4. If you suspected that a patient’s symptoms were caused by the condition suffered by Jennifer, Cassandra, and James, what kinds of test would you run to confirm your suspicions?

– Tests should be run to see how much sodium is in the body, available for use. Electrolyte tests should give an idea of the concentration of salts.

5. Once you knew the cause of their symptoms, what kind of emergency treatment might you try for a patient like Cassandra or James if you were the doctor in charge of their care?

– Emergency treatment could involve a highly concentrated salt solution, some sort of dehydrator to bring the tonicity back to an isotonic one.

6. Why do you think doctors administer a saline solution instead of pure water to dehydrated patients?

– If pure water were used, the body’s solution would be too low in salt concentration.

Part II – Facts about Hyponatremia
1. During periods of intense activity, your body releases an antidiuretic hormone called ADH or vasopressin that causes the body to retain water (by decreasing the amount of water that is expelled in urine). Why does this make endurance athletes particularly vulnerable to developing hyponatremia?

– Endurance athletes are particularly vulnerable because over the extended period of time they are not taking in salt, only water. This creates the hypotonic environment outside the cells because of the salt concentration differential.

2. What might put desert-dwellers in danger of developing hyponatremia? How can they avoid this danger?

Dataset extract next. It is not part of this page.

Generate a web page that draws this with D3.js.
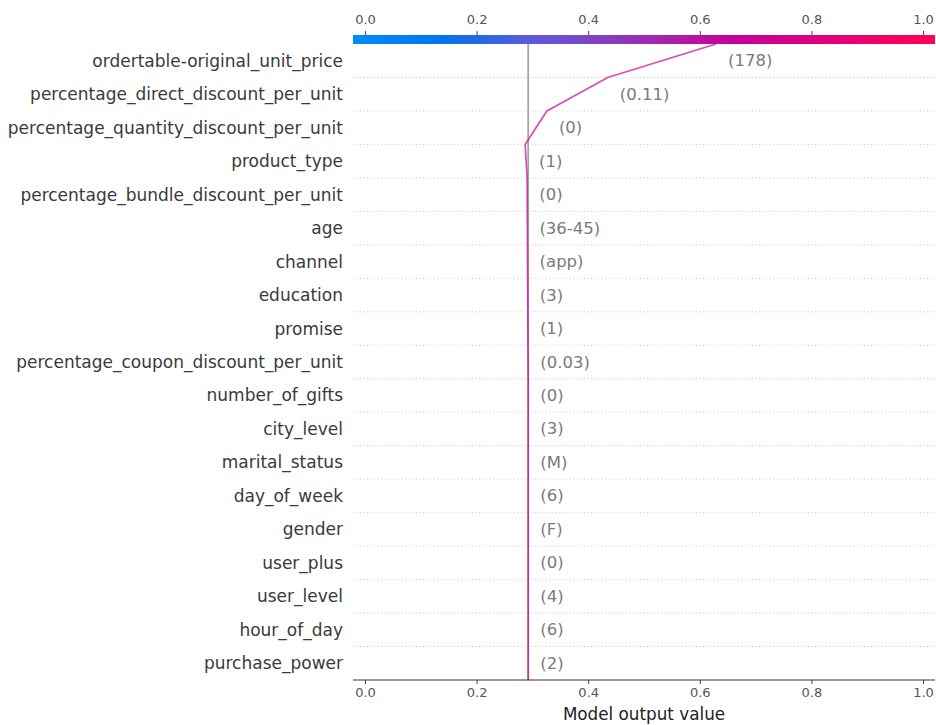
<!DOCTYPE html>
<html><head><meta charset="utf-8">
<script src="https://cdn.jsdelivr.net/npm/d3@7"></script>
<style>
html,body{margin:0;padding:0;background:#fff;}
svg{display:block;font-family:"DejaVu Sans",sans-serif;}
</style></head>
<body>
<svg id="chart" width="936" height="725"></svg>
<script>
// ---- data ----
const features = [
  "ordertable-original_unit_price",
  "percentage_direct_discount_per_unit",
  "percentage_quantity_discount_per_unit",
  "product_type",
  "percentage_bundle_discount_per_unit",
  "age",
  "channel",
  "education",
  "promise",
  "percentage_coupon_discount_per_unit",
  "number_of_gifts",
  "city_level",
  "marital_status",
  "day_of_week",
  "gender",
  "user_plus",
  "user_level",
  "hour_of_day",
  "purchase_power"
];
const featureValues = ["178","0.11","0","1","0","36-45","app","3","1","0.03","0","3","M","6","F","0","4","6","2"];
const shapValues = [0.194, 0.109, 0.039, -0.0035, -0.0003, -0.0003, -0.0003, -0.0003, -0.0003, -0.0005, 0, 0, 0, 0, 0, 0, 0, 0, 0];
const baseValue = 0.2925;
const xTicks = [0.0, 0.2, 0.4, 0.6, 0.8, 1.0];
const cmapStops = [0, 0.15, 0.2, 0.3, 0.4, 0.5, 0.6, 0.65, 0.75, 0.85, 1.0];
const cmapColors = ["#008bfb","#0076ed","#1a6ae8","#5a5ddc","#7c45c9","#9b2db4","#bb109e","#c4009a","#d4008a","#e80074","#ff0052"];

// ---- layout ----
const svg = d3.select("#chart");
const plotLeft = 353, plotRight = 935, plotTop = 44, plotBottom = 680;
const x = d3.scaleLinear().domain([0, 1]).range([365, 923]);
const n = features.length;
const yB = d3.scaleLinear().domain([0, n]).range([plotTop, plotBottom]); // row boundaries
const cmap = d3.scaleLinear().domain(cmapStops).range(cmapColors).interpolate(d3.interpolateRgb);

// cumulative values at boundaries (index 0 = top, n = bottom)
const cum = new Array(n + 1);
cum[n] = baseValue;
for (let i = n - 1; i >= 0; i--) cum[i] = cum[i + 1] + shapValues[i];

// gradient for colorbar
const defs = svg.append("defs");
const grad = defs.append("linearGradient").attr("id", "cbar").attr("x1", "0%").attr("x2", "100%");
cmapStops.forEach((s, i) => grad.append("stop").attr("offset", (s * 100) + "%").attr("stop-color", cmapColors[i]));

// dotted gridlines at row boundaries
svg.append("g").selectAll("line").data(d3.range(1, n)).join("line")
  .attr("x1", plotLeft).attr("x2", plotRight)
  .attr("y1", d => yB(d)).attr("y2", d => yB(d))
  .attr("stroke", "#c8c8c8").attr("stroke-width", 1).attr("stroke-dasharray", "1,2.5");

// colorbar
svg.append("rect").attr("x", plotLeft).attr("y", 35).attr("width", plotRight - plotLeft).attr("height", plotTop - 35)
  .attr("fill", "url(#cbar)");

// top axis
const topAxis = svg.append("g").attr("transform", "translate(0,35)")
  .call(d3.axisTop(x).tickValues(xTicks).tickFormat(d3.format(".1f")).tickSize(4).tickPadding(7));
topAxis.select(".domain").remove();
topAxis.selectAll("line").attr("stroke", "#444");
topAxis.selectAll("text").attr("fill", "#555").style("font-size", "13px").style("font-family", "DejaVu Sans");

// base value line
svg.append("line").attr("x1", x(baseValue)).attr("x2", x(baseValue))
  .attr("y1", plotTop).attr("y2", plotBottom)
  .attr("stroke", "#a6a6a6").attr("stroke-width", 1.8);

// decision line
const lineGen = d3.line().x(d => x(d[0])).y(d => yB(d[1]));
svg.append("path").datum(cum.map((v, i) => [v, i]))
  .attr("d", lineGen).attr("fill", "none")
  .attr("stroke", cmap(cum[0])).attr("stroke-opacity", 0.7).attr("stroke-width", 1.7);

// feature labels
svg.append("g").selectAll("text").data(features).join("text")
  .attr("x", 343).attr("y", (d, i) => yB(i + 0.5))
  .attr("text-anchor", "end").attr("dominant-baseline", "central")
  .attr("fill", "#3a3a3a").style("font-size", "17px")
  .text(d => d);

// value labels
svg.append("g").selectAll("text").data(featureValues).join("text")
  .attr("x", (d, i) => x(Math.max(cum[i], cum[i + 1])) + 12)
  .attr("y", (d, i) => yB(i + 0.5))
  .attr("text-anchor", "start").attr("dominant-baseline", "central")
  .attr("fill", "#7a7a7a").style("font-size", "16.5px")
  .text(d => "(" + d + ")");

// bottom axis
const botAxis = svg.append("g").attr("transform", `translate(0,${plotBottom})`)
  .call(d3.axisBottom(x).tickValues(xTicks).tickFormat(d3.format(".1f")).tickSize(4).tickPadding(4));
botAxis.select(".domain").remove();
svg.append("line").attr("x1", plotLeft).attr("x2", plotRight).attr("y1", plotBottom).attr("y2", plotBottom)
  .attr("stroke", "#333").attr("stroke-width", 1.2);
botAxis.selectAll("line").attr("stroke", "#444");
botAxis.selectAll("text").attr("fill", "#555").style("font-size", "13px").style("font-family", "DejaVu Sans");

svg.append("text").attr("x", x(0.5)).attr("y", 714)
  .attr("text-anchor", "middle").attr("dominant-baseline", "central")
  .attr("fill", "#222").style("font-size", "16.8px")
  .text("Model output value");
</script>
</body></html>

– Desert dwellers could potentially continue drinking water without ingesting enough sodium to keep the fluid around cells isotonic. Eating food with plenty of sodium or by adding salt to food so as to retain water.

3. Babies and small children are at much greater risk for developing hyponatremia than adults. Why is this?

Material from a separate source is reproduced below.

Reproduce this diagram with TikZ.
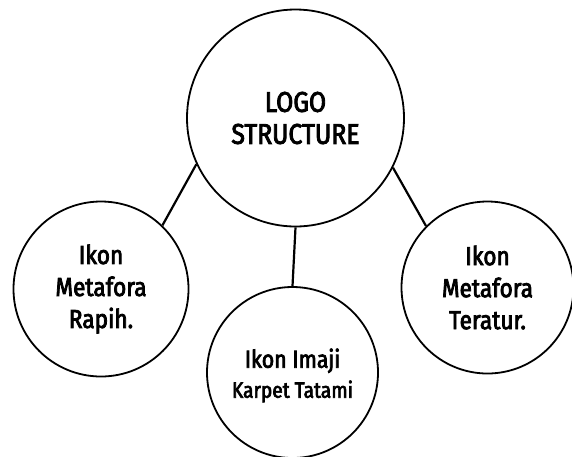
\documentclass[tikz,border=0pt]{standalone}
\usepackage{fontspec}
\newfontfamily\labelfont[FakeBold=3,FakeStretch=0.87]{Fira Sans}
\begin{document}
\begin{tikzpicture}[x=1pt,y=-1pt,
  bubble/.style={circle,draw=black,line width=1.8pt,fill=white,inner sep=0pt,align=center,text=black},
  link/.style={draw=black,line width=2.2pt}]
\useasboundingbox (0,0) rectangle (572,456);
% central topic and three branches
\node[bubble,minimum size=217pt,font=\labelfont\fontsize{28.5}{32}\selectfont] (logo) at (295.5,118)
  {LOGO\\STRUCTURE};
\node[bubble,minimum size=175pt,font=\labelfont\fontsize{26}{32}\selectfont] (rapih) at (101,289)
  {Ikon\\Metafora\\Rapih.};
\node[bubble,minimum size=171pt] (tatami) at (292.5,372.5) {};
\node[font=\labelfont\fontsize{24.5}{25}\selectfont,align=center,inner sep=0pt] (tatamilabel) at (292.5,375.5)
  {Ikon Imaji\\[5pt]\fontsize{22}{27}\selectfont Karpet Tatami};
\node[bubble,minimum size=172pt,font=\labelfont\fontsize{26}{32}\selectfont] (teratur) at (487.5,287.5)
  {Ikon\\Metafora\\Teratur.};
% connectors
\draw[link] (logo.205.7) -- (rapih.46.8);
\draw[link] (logo.south) -- (tatami.north);
\draw[link] (logo.333) -- (teratur.135);
\end{tikzpicture}
\end{document}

– This is because they have less cells in general, and their bodies aren’t able to take as much damage.

4. Just how much brain swelling are we talking about? The volume of a human brain is normally about 1,200cm3. The concentration of solutes in the cerebrospinal fluid (the fluid that surrounds the brain and other parts of the central nervous system) is normally about 300mM. a. Normally, what is the concentration of solutes in your brain cells? Please explain your reasoning. b. If the concentration of solutes in the cerebrospinal fluid fell to 280mM due to overconsumption of water and loss of electrolytes through sweating, what would happen? c. Estimate how much the brain would swell due to osmosis if the concentration of the cerebrospinal fluid fell to 280mM.

In other words, find what the new volume of the brain would be once equilibrium was reestablished. Assume that (i) the cerebrospinal fluid is constantly replenished, so its solute concentration won’t change; (ii) only water is passing across the cell membranes into brain cells (not solutes); and (iii) the volume of the brain is mostly water. a. An isotonic concentration is necessary for proper cell operation, so the cerebrospinal fluid would be best as one. 300 mm would work best. b. Dizziness would occur perhaps with a headache, maybe nausea as well. The cells would be swelling due to the hypotonicity of the cerebrospinal fluid, compared to the environment within the cells.